Gli altri tagli a rischio: dai medici agli insegnanti

Quello alla rivalutazione delle pensioni sull’inflazione non è l’unico taglio che il Governo aveva applicato ad alcuni trattamenti pensionistici particolarmente onerosi per lo Stato. Un articolo molto contestato della legge di bilancio per il 2024, che tenne la legge in parlamento fino agli ultimissimi giorni di dicembre 2023, prevedeva infatti che il calcolo degli assegni di 732mila tra medici, insegnanti, infermieri e dipendenti degli enti locali fosse ricalcolato. Il problema erano le tabelle di riferimento, vecchie e inadatte ai nuovi sistemi che assegnavano pensioni troppo alte.

Una norma che fu contrastatissima, in particolare dai medici in pensione, ma che passò permettendo al governo di iscrivere a bilancio un risparmio netto di 21 miliardi di euro entro il 2043. Se la Corte Costituzionale dovesse decidere di annullare le riduzioni della perequazione delle pensioni alte però, anche questa norma potrebbe diventare oggetti di ricorsi. Condivide infatti alcune caratteristiche tecniche in comune con la riduzione della rivalutazione, come ad esempio il fatto di essere reiterata nel tempo proprio perché le persone che si vedono decurtato l’assegno continuano ogni anno a ricevere meno denaro di quanto previsto dallo Stato.

Il Governo guarda quindi con preoccupazione alle decisioni della Corte Costituzionale.
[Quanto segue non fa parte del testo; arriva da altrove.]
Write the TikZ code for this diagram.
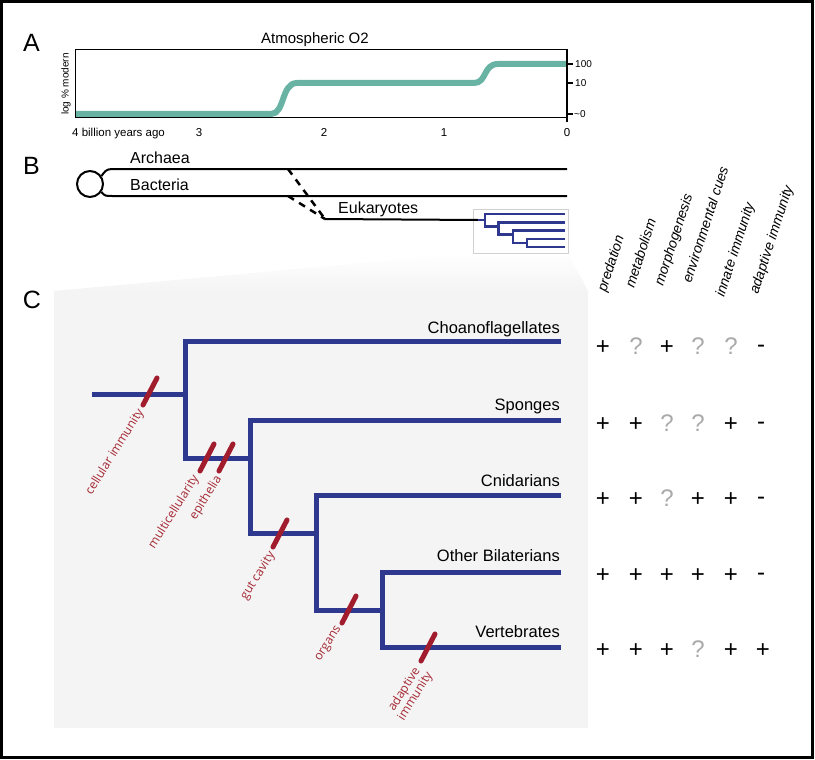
\documentclass[tikz,border=0pt]{standalone}
\usepackage{fontspec}
\setmainfont{Liberation Sans}
\newfontfamily\osans{Open Sans}
\definecolor{treeblue}{RGB}{46,56,142}
\definecolor{markred}{RGB}{161,29,46}
\definecolor{labred}{RGB}{165,40,52}
\definecolor{oxteal}{RGB}{104,179,164}
\definecolor{panelgray}{RGB}{244,244,244}
\definecolor{qgray}{RGB}{170,170,170}
\begin{document}
\begin{tikzpicture}[x=1pt,y=-1pt,
  panel/.style={font=\fontsize{25}{25}\selectfont, inner sep=0, anchor=base},
  tiplab/.style={font=\fontsize{16.5}{18}\selectfont, anchor=base east, inner sep=0},
  blab/.style={font=\fontsize{16}{18}\selectfont, anchor=base west, inner sep=0},
  axlab/.style={font=\fontsize{11.5}{12}\selectfont, anchor=base, inner sep=0},
  ylab/.style={font=\fontsize{10}{10}\selectfont, anchor=west, inner sep=0},
  hdr/.style={font=\itshape\fontsize{14}{15}\selectfont, rotate=72, anchor=base west, inner sep=0},
  sym/.style={font=\fontsize{24}{24}\selectfont, anchor=base, inner sep=0},
  qsym/.style={sym, text=qgray},
  redlab/.style={font=\osans\fontsize{12.2}{13}\selectfont, text=labred, rotate=58, inner sep=0, align=center},
  branch/.style={draw=treeblue, line width=5pt, line join=miter},
  mini/.style={draw=treeblue, line width=2.5pt, line join=miter},
  event/.style={draw=markred, line width=5pt, line cap=round},
  bline/.style={line width=2pt}
]
\useasboundingbox (0,0) rectangle (815,760);
\fill[white] (0,0) rectangle (815,760);

% ---------- Panel A ----------
\node[panel] (labA) at (31.5,52) {A};
\node[anchor=base, font=\fontsize{15}{15}\selectfont, inner sep=0] (title) at (315,44) {Atmospheric O2};
\draw[oxteal, line width=6pt] (75,114) -- (271,114) .. controls (285,114) and (281,83) .. (297,83)
  -- (474,83) .. controls (487,83) and (483,64) .. (498,64) -- (567,64);
\draw[line width=1pt] (75,50) rectangle (567,118);
\draw[line width=2pt] (567,50) -- (567,122);
\draw[line width=1.5pt] (567,64) -- (573,64) (567,83) -- (573,83) (567,114) -- (573,114);
\node[ylab] (y100) at (575,64) {100};
\node[ylab] (y10) at (575,83) {10};
\node[ylab] (y0) at (574,114) {\textasciitilde0};
\node[rotate=90, font=\fontsize{10}{10}\selectfont, inner sep=0] (ylabel) at (66,84) {log \% modern};
\node[axlab, anchor=base west] (x4) at (72,136) {4 billion years ago};
\node[axlab] (x3) at (199,136) {3};
\node[axlab] (x2) at (324,136) {2};
\node[axlab] (x1) at (444,136) {1};
\node[axlab] (x0) at (567,136) {0};

% ---------- Panel B ----------
\node[panel] (labB) at (31.5,175) {B};
\node[circle, draw, line width=2pt, minimum size=26pt, inner sep=0] (root) at (90,184) {};
\coordinate (archEnd) at (567,169);
\coordinate (bactEnd) at (567,196);
\coordinate (euk) at (325,219);
\coordinate (eukEnd) at (478,220);
\draw[bline] (root.35) .. controls +(3,-4) and +(-6,0) .. (112,169) -- (archEnd);
\draw[bline] (root.-35) .. controls +(3,4) and +(-6,0) .. (112,196) -- (bactEnd);
\node[blab] (arch) at (130,163) {Archaea};
\node[blab] (bact) at (130,190) {Bacteria};
\draw[line width=2.5pt, dash pattern=on 7pt off 6pt] (288,169) -- (euk);
\draw[line width=2.5pt, dash pattern=on 7pt off 6pt] (288,196) -- (euk);
\node[blab] (eukl) at (338,213) {Eukaryotes};

% zoom wedge and panel C background
\shade[top color=white, bottom color=panelgray] (54,291) -- (473,253) -- (568,253) -- (588,291) -- cycle;
\fill[panelgray] (54,291) rectangle (588,728);
\draw[draw=black!18, fill=white, line width=0.8pt] (473,209) rectangle (568,253);
\draw[bline] (euk) -- (eukEnd);
% mini tree
\draw[mini] (eukEnd) -- (485,220);
\draw[mini] (565,214) -- (485,214) -- (485,226.6) -- (498.7,226.6);
\draw[mini] (565,222.5) -- (498.7,222.5) -- (498.7,234.7) -- (513,234.7);
\draw[mini] (565,230.6) -- (513,230.6) -- (513,243) -- (527,243);
\draw[mini] (565,239) -- (527,239) -- (527,247) -- (565,247);

% ---------- Panel C ----------
\node[panel] (labC) at (32,308) {C};
\draw[branch] (92,394) -- (185,394);
\draw[branch] (561,341) -- (185,341) -- (185,458) -- (250,458);
\draw[branch] (561,420) -- (250,420) -- (250,533) -- (316,533);
\draw[branch] (561,495) -- (316,495) -- (316,610) -- (382,610);
\draw[branch] (561,572) -- (382,572) -- (382,647) -- (561,647);

\node[tiplab] (choano) at (560,333) {Choanoflagellates};
\node[tiplab] (sponge) at (560,410) {Sponges};
\node[tiplab] (cnid) at (560,486) {Cnidarians};
\node[tiplab] (bilat) at (560,561) {Other Bilaterians};
\node[tiplab] (vert) at (560,637) {Vertebrates};

% events
\draw[event] (143,405) -- (157,378);
\draw[event] (200,471) -- (214,444);
\draw[event] (219,471) -- (233,444);
\draw[event] (273,547) -- (287,520);
\draw[event] (342,623) -- (356,596);
\draw[event] (421,661) -- (435,634);
\node[redlab] (ev1) at (115,452) {cellular immunity};
\node[redlab] (ev2) at (174,512) {multicellularity};
\node[redlab] (ev3) at (206,498) {epithelia};
\node[redlab] (ev4) at (258,576) {gut cavity};
\node[redlab] (ev5) at (329,644) {organs};
\node[redlab] (ev6) at (410,693) {adaptive\\immunity};

% column headers
\node[hdr] (h1) at (606,293) {predation};
\node[hdr] (h2) at (634,289) {metabolism};
\node[hdr] (h3) at (663,287) {morphogenesis};
\node[hdr] (h4) at (691,284) {environmental cues};
\node[hdr] (h5) at (724,298) {innate immunity};
\node[hdr] (h6) at (758,295) {adaptive immunity};

% matrix
% row 1
\node[sym] (r1c1) at (603,354) {+};
\node[qsym] (r1c2) at (636,354) {?};
\node[sym] (r1c3) at (667,354) {+};
\node[qsym] (r1c4) at (698,354) {?};
\node[qsym] (r1c5) at (731,354) {?};
\node[sym] (r1c6) at (761,352) {-};
% row 2
\node[sym] (r2c1) at (603,431) {+};
\node[sym] (r2c2) at (636,431) {+};
\node[qsym] (r2c3) at (667,431) {?};
\node[qsym] (r2c4) at (698,431) {?};
\node[sym] (r2c5) at (731,431) {+};
\node[sym] (r2c6) at (761,429) {-};
% row 3
\node[sym] (r3c1) at (603,506) {+};
\node[sym] (r3c2) at (636,506) {+};
\node[qsym] (r3c3) at (667,506) {?};
\node[sym] (r3c4) at (698,506) {+};
\node[sym] (r3c5) at (731,506) {+};
\node[sym] (r3c6) at (761,504) {-};
% row 4
\node[sym] (r4c1) at (603,582) {+};
\node[sym] (r4c2) at (636,582) {+};
\node[sym] (r4c3) at (667,582) {+};
\node[sym] (r4c4) at (698,582) {+};
\node[sym] (r4c5) at (731,582) {+};
\node[sym] (r4c6) at (761,580) {-};
% row 5
\node[sym] (r5c1) at (603,657) {+};
\node[sym] (r5c2) at (636,657) {+};
\node[sym] (r5c3) at (667,657) {+};
\node[qsym] (r5c4) at (698,657) {?};
\node[sym] (r5c5) at (731,657) {+};
\node[sym] (r5c6) at (763,657) {+};

% outer frame
\draw[line width=3pt] (1.5,1.5) rectangle (812.5,757);
\end{tikzpicture}
\end{document}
I giudici delle Corti dei Conti di Toscana e Campania hanno già espresso il loro parere negativo sulle norme, ma non spetta a loro decidere della costituzionalità di una legge. Bisognerà quindi attendere una decisione che potrebbe arrivare già nel 2025. La manovra che va approvata entro la fine di dicembre in quel caso sarebbe salva, ma il problema verrebbe rimandato di un anno. E a quella per il 2026 potrebbero già mancare oltre 50 miliardi di risparmi.